News Release

March 28, 2006

Contact: Jane Shaskan, 860-679-4777

Sleepy Time

Sleep Deprived Lose Another Hour

FARMINGTON, CONN. – Each year National Sleep Awareness Week ends on the first Sunday in April coinciding with the return to Daylight Saving Time. Clocks move forward at 2 a.m. and millions of Americans lose an hour of sleep.

Americans are already sleep deprived, says Daniel McNally, M.D., director of the Sleep Disorders Center at UConn Health Center. According to a 2005 National Sleep Foundation poll, three-quarters of adults say they often have problems sleeping, and one-fourth say sleep problems have some impact on their daily lives.

“Sleep deprivation affects us all,” says McNally, “either directly or indirectly and often both. Sleepy teens, drowsy drivers, overworked adults – as a nation, we are just not getting enough sleep.”

A good night’s sleep, seven to eight hours for most adults, requires more than time. Dr. McNally offers these tips for a restful night’s sleep.
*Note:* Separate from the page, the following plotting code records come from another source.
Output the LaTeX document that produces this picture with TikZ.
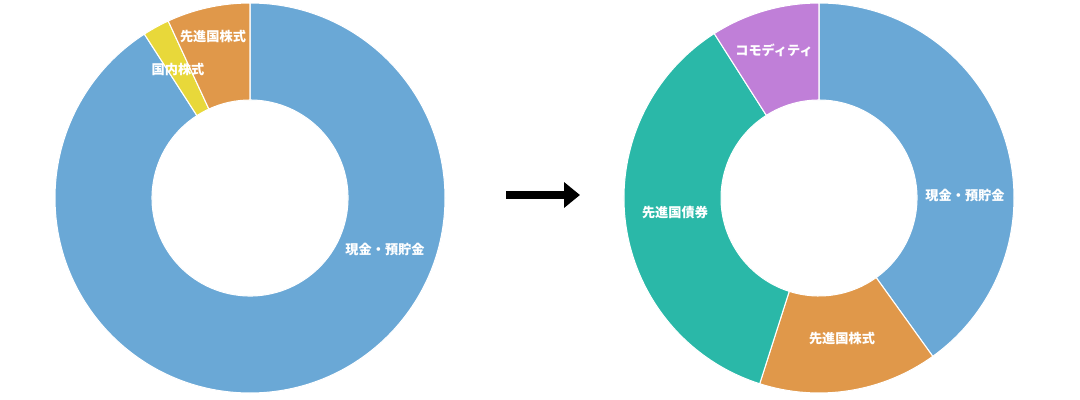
\documentclass[tikz,border=0pt]{standalone}
\usepackage{fontspec}
\usetikzlibrary{positioning,arrows.meta}
\newfontfamily\jpfont{Noto Sans CJK JP}
\definecolor{cashblue}{HTML}{6AA8D6}
\definecolor{stockorange}{HTML}{E0984A}
\definecolor{homeyellow}{HTML}{E8D83A}
\definecolor{bondgreen}{HTML}{2AB8A8}
\definecolor{comdpurple}{HTML}{C07FD8}
\newcommand{\donutslice}[4]{%
	\fill[#4, draw=white, line width=0.6pt, shift={(#1)}] (#2:3.9) arc[start angle=#2, end angle=#3, radius=3.9] -- (#3:1.96) arc[start angle=#3, end angle=#2, radius=1.96] -- cycle;}
\tikzset{
	slicelabel/.style={text=white, font=\jpfont\bfseries\fontsize{7.5}{9}\selectfont, inner sep=1pt},
}

\begin{document}
\begin{tikzpicture}
	\useasboundingbox[fill=white] (0,0) rectangle (21.6,-8);
	\coordinate (L) at (5,-3.96);
	\coordinate (R) at (16.38,-3.96);
	% before
	\donutslice{L}{90}{-237.2}{cashblue}
	\donutslice{L}{122.8}{114.8}{homeyellow}
	\donutslice{L}{114.8}{90}{stockorange}
	\node[slicelabel] (cashL) at (7.7,-5.0) {現金・預貯金};
	\node[slicelabel] (homeL) at (3.56,-1.38) {国内株式};
	\node[slicelabel] (stockL) at (4.26,-0.74) {先進国株式};
	% after
	\donutslice{R}{90}{-54.3}{cashblue}
	\donutslice{R}{-54.3}{-107.7}{stockorange}
	\donutslice{R}{-107.7}{-237.5}{bondgreen}
	\donutslice{R}{122.5}{90}{comdpurple}
	\node[slicelabel] (cashR) at (19.3,-3.92) {現金・預貯金};
	\node[slicelabel] (stockR) at (16.84,-6.76) {先進国株式};
	\node[slicelabel] (bondR) at (13.5,-4.26) {先進国債券};
	\node[slicelabel] (comdR) at (15.48,-1.0) {コモディティ};
	% arrow
	\coordinate (from) at (10.12,-3.9);
	\coordinate (to) at (11.6,-3.9);
	\draw[line width=4.5pt, -{Triangle[length=9pt,width=14pt]}] (from) -- (to);
\end{tikzpicture}
\end{document}
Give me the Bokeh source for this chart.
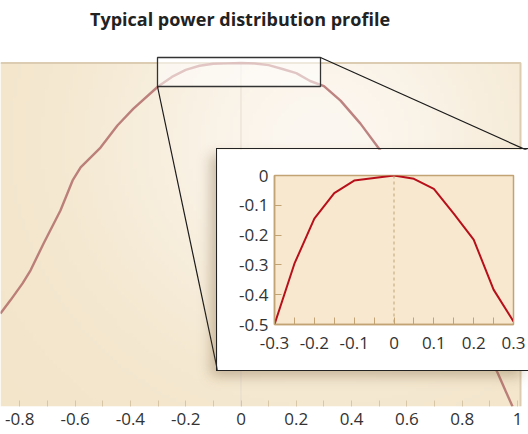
import numpy as np
from bokeh.plotting import figure
from bokeh.models import Range1d, FixedTicker, CustomJSTickFormatter, Span
from bokeh.core.properties import value
from bokeh.embed import file_html
from bokeh.resources import INLINE

# ---------------- data ----------------
title_text = "Typical power distribution profile"

left_x = [-0.870, -0.834, -0.790, -0.761, -0.714, -0.653, -0.609, -0.580, -0.508, -0.447, -0.389]
left_y = [-5.33, -5.05, -4.69, -4.41, -3.84, -3.14, -2.50, -2.22, -1.80, -1.33, -0.97]

inset_x = [-0.30, -0.25, -0.20, -0.15, -0.10, -0.05, 0.00, 0.05, 0.10, 0.15, 0.20, 0.25, 0.30]
inset_y = [-0.50, -0.296, -0.145, -0.059, -0.017, -0.008, 0.000, -0.011, -0.045, -0.128, -0.215, -0.383, -0.49]

right_x = [0.360, 0.432, 0.504, 0.928, 0.957, 0.982]
right_y = [-0.80, -1.29, -1.86, -6.59, -6.98, -7.31]

main_xticks = [-0.8, -0.6, -0.4, -0.2, 0.0, 0.2, 0.4, 0.6, 0.8, 1.0]
inset_xticks = [-0.3, -0.2, -0.1, 0.0, 0.1, 0.2, 0.3]
inset_yticks = [-0.5, -0.4, -0.3, -0.2, -0.1, 0.0]

main_x = left_x + inset_x + right_x
main_y = left_y + inset_y + right_y

# ---------------- styling ----------------
FONT = "Open Sans"
TAN = "#c2a374"
fmt = CustomJSTickFormatter(code="""
    if (Math.abs(tick) < 1e-9) { return '0'; }
    return (Math.round(tick * 10) / 10).toString();
""")

# page coordinates (the canvas starts at page 0,0)
W, H = 528, 434
frame_top, frame_bottom = 0, 406
frame_left, frame_right = 0, 528
X0_PX, X_SCALE = 240.5, 276.5           # page x of data 0, px per unit
Y0_PX = 62.5                            # page y of data 0
Y_SCALE = (frame_bottom - Y0_PX) / 7.309

def px_x(px):
    return (px - X0_PX) / X_SCALE

def px_y(py):
    return -(py - Y0_PX) / Y_SCALE

x_lo, x_hi = px_x(frame_left), px_x(frame_right)
y_lo, y_hi = px_y(frame_bottom), px_y(frame_top)
area_right = px_x(520)
area_top = 0.0

p = figure(width=W, height=H, x_range=Range1d(x_lo, x_hi), y_range=Range1d(y_lo, y_hi),
           output_backend="svg", toolbar_location=None, y_axis_location=None,
           min_border_left=0, min_border_right=0, min_border_top=0,
           min_border_bottom=H - frame_bottom,
           background_fill_color="white", border_fill_color="white",
           outline_line_color=None)
p.grid.visible = False

# chart title
p.text(x=[px_x(239.5)], y=[px_y(18)], text=[title_text], text_align="center",
       text_baseline="middle", text_font=value(FONT), text_font_size=value("18px"),
       text_font_style="bold", text_color="#222222")

# soft radial glow on the beige area
ny, nx = 90, 130
gx = np.linspace(frame_left, 520, nx)
gy = np.linspace(frame_bottom, Y0_PX, ny)
GX, GY = np.meshgrid(gx, gy)
f = np.exp(-(((GX - 320) / 210.0) ** 2 + ((GY - 140) / 200.0) ** 2))
edge = np.array([243, 229, 202])
cent = np.array([252, 247, 240])
rgb = edge[None, None, :] * (1 - f[..., None]) + cent[None, None, :] * f[..., None]
img = np.empty((ny, nx), dtype=np.uint32)
view = img.view(dtype=np.uint8).reshape((ny, nx, 4))
view[..., 0] = rgb[..., 0].astype(np.uint8)
view[..., 1] = rgb[..., 1].astype(np.uint8)
view[..., 2] = rgb[..., 2].astype(np.uint8)
view[..., 3] = 255
p.image_rgba(image=[img], x=x_lo, y=y_lo, dw=area_right - x_lo, dh=area_top - y_lo)

# thin border on top / right of plotting area
p.line([x_lo, area_right, area_right], [area_top, area_top, y_lo], line_color="#dccdb2", line_width=2)

# faint vertical line at x = 0 inside the plotting area
p.line([0, 0], [area_top, y_lo], line_color="#e2d8ca", line_width=1, line_alpha=0.8)

p.line(main_x, main_y, line_color="#a85c5c", line_width=2.4, line_alpha=0.75)

# zoom box
bx0, bx1 = px_x(157), px_x(320)
by0, by1 = px_y(86), px_y(57)
p.quad(left=[bx0], right=[bx1], bottom=[by0], top=[by1], fill_color="white", fill_alpha=0.55,
       line_color="#333333", line_width=1.3)

# connector lines to inset
p.line([bx0, px_x(217)], [by0, px_y(370)], line_color="#1a1a1a", line_width=1.2)
p.line([bx1, px_x(528)], [by1, px_y(150.5)], line_color="#1a1a1a", line_width=1.2)

xa = p.xaxis[0]
xa.ticker = FixedTicker(ticks=main_xticks,
                        minor_ticks=[round(t + 0.1, 2) for t in main_xticks] + [-0.9])
xa.formatter = fmt
xa.axis_line_color = None
xa.major_tick_in = 6
xa.major_tick_out = 0
xa.minor_tick_in = 6
xa.minor_tick_out = 0
xa.major_tick_line_color = "#cbb896"
xa.minor_tick_line_color = "#cbb896"
xa.major_tick_line_alpha = 0.7
xa.minor_tick_line_alpha = 0.7
xa.major_label_text_font = FONT
xa.major_label_text_font_size = "17px"
xa.major_label_text_color = "#333333"
xa.major_label_standoff = 6

# ---------------- inset ----------------
ins = figure(width=311, height=221, x_range=Range1d(inset_xticks[0], inset_xticks[-1]),
             y_range=Range1d(inset_yticks[0], inset_yticks[-1]),
             output_backend="svg", toolbar_location=None,
             min_border_left=57, min_border_right=15, min_border_top=26, min_border_bottom=46,
             background_fill_color="#f7e8cf", border_fill_color="white",
             outline_line_color=TAN, outline_line_width=1.5,
             stylesheets=[":host { position: absolute !important; left: 217px !important; top: 149px !important;"
                          " box-shadow: 0 0 0 1px #222222, -6px 6px 12px rgba(110,80,40,0.35); z-index: 5; }"])
ins.grid.visible = False
ins.add_layout(Span(location=0, dimension="height", line_color=TAN, line_width=1, line_dash="3 3"))
ins.line(inset_x, inset_y, line_color="#b8101a", line_width=2)

ix = ins.xaxis[0]
ix.ticker = FixedTicker(ticks=inset_xticks,
                        minor_ticks=[round(t + 0.05, 3) for t in inset_xticks[:-1]])
iy = ins.yaxis[0]
iy.ticker = FixedTicker(ticks=inset_yticks)
for ax in (ix, iy):
    ax.formatter = fmt
    ax.axis_line_color = TAN
    ax.axis_line_width = 1.5
    ax.major_tick_in = 7
    ax.major_tick_out = 0
    ax.minor_tick_in = 7
    ax.minor_tick_out = 0
    ax.major_tick_line_color = TAN
    ax.minor_tick_line_color = TAN
    ax.major_label_text_font = FONT
    ax.major_label_text_font_size = "17px"
    ax.major_label_text_color = "#333333"
ix.major_label_standoff = 12
iy.major_label_standoff = 6

open("out.html", "w").write(file_html([p, ins], INLINE))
  • Avoid alcohol, especially in the evening. Alcohol can make you sleepier initially but will fragment and disrupt your later night's sleep.
  • Avoid caffeine, especially in the evening.
  • No eating, reading or watching TV in the bedroom. We want you to build a strong association between your bed and sleep, and other in bed activities like reading confuse your sleeping brain and weaken that association.
  • Make sure that there is nothing to disturb your sleep. Remove pets from the bedroom, keep the blinds drawn at night, and remove other sources of noise or disruption.
  • Face the alarm clock away from your bed to discourage becoming increasingly anxious as you watch the time tick away.
  • Make sure your mattress and bedding is comfortable and the temperature appropriate. Too warm a temperature at bedtime may hinder sleep, and exercise which warms you up, or hot showers right before bed, may be counterproductive.
  • After 20 minutes in bed, if you have not fallen asleep, leave the bedroom and do something relaxing until you feel sleepy and then return to bed. Repeat as many times as necessary.
  • No napping during the day or lying around in bed in the morning.
  • Expose yourself to bright sunlight during the day, especially in the morning when you wake up. This helps to keep your biological sleep clock in good order and may make it easier to sleep at night.
  • Try to go to bed and wake up at the same time every day. This consistency is particularly important in the morning, where a fixed time of awakening, coupled with good, bright light, can help to keep your biological sleep clock regular.
  • Don’t use the snooze button on your alarm clock. Instead, set the alarm for when you want to get up and then do it.

"Moving the clock ahead one hour is more stressful and harder on the sleep cycle than the time change that takes place in the fall," said Dr. McNally. “That hour will be tough for many,” he said. “The upside is the majority of us will enjoy the extended daylight hours.”